Merrion Fleet Management, which specialises in leasing, charges 6.9 per cent interest on some of its leases. You will usually agree to lease a car for a set number of years and for a certain amount of mileage. "Your monthly repayments are based on the difference between the cost of the car and what the car is worth at the end of the agreed (lease) term," said David Wilkinson, sales director with Merrion Fleet Management.

"You are essentially funding the car's depreciation."

So how much would it cost to lease a car that costs about €30,000? The cost will vary depending on the car model -- as some cars depreciate more quickly than others. Let's say you're buying a €29,145 Ford Mondeo for a sales rep.

You could lease this car at an interest rate of 6.9 per cent from Merrion. Under that rate, the monthly repayments for the lease over three years work out at €528.43.

However, if you got a €30,000 business loan from AIB to buy the car, your repayments would work out at €936 a month over three years, based on an interest rate of 6.5 per cent. If you borrowed €30,000 from Bank of Ireland over three years, your monthly repayments would be between €905.40 and €922.24.
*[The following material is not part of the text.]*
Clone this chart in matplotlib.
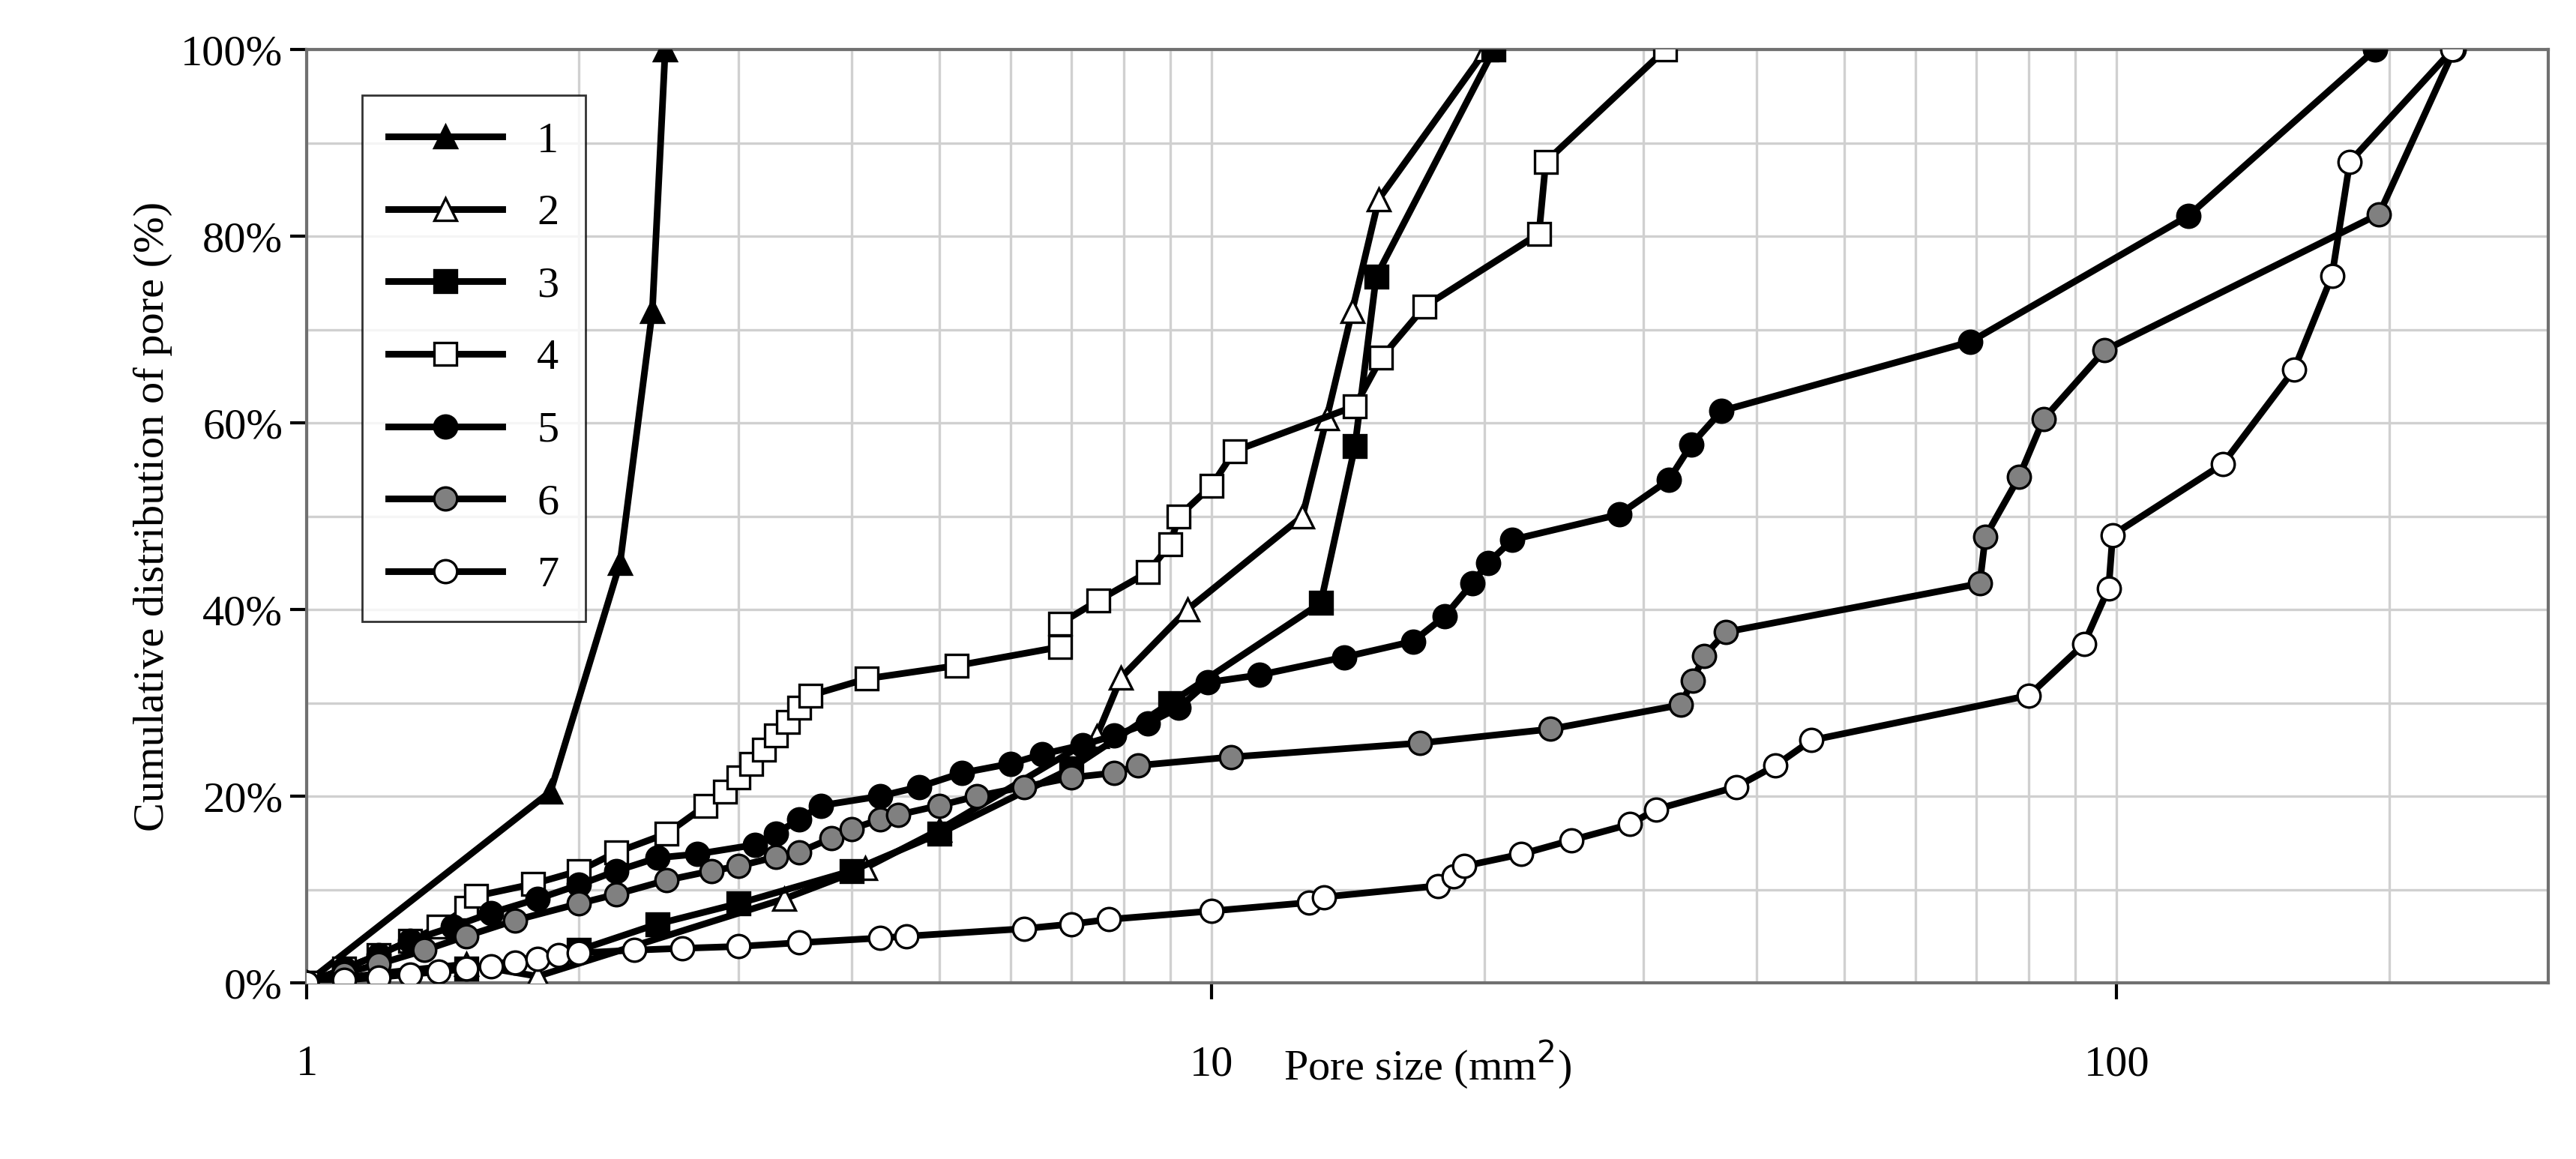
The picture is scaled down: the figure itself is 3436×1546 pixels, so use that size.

Of course, although car leasing can work out cheaper than the repayments on a car loan or hire purchase agreement, you will never own the car outright as you must hand it back to the leasing company after an agreed time. With bank loans, your business will own the car after it repays the bank loans.

Money for export

If your business exports a lot of goods overseas -- or imports goods from international companies, you may be finding it hard to raise the working capital you need to trade with overseas companies. With trade finance, you can raise anything from a few thousand euro to a few million euro for your business, according to a spokeswoman for Ulster Bank, which itself offers trade finance.

Bibby Financial Services also offers trade finance for Irish importers and exporters.

"We can provide importers with upfront funding against confirmed orders," said Byrne.

"We also offer export invoice finance, which works in the same way as invoice financing," he added.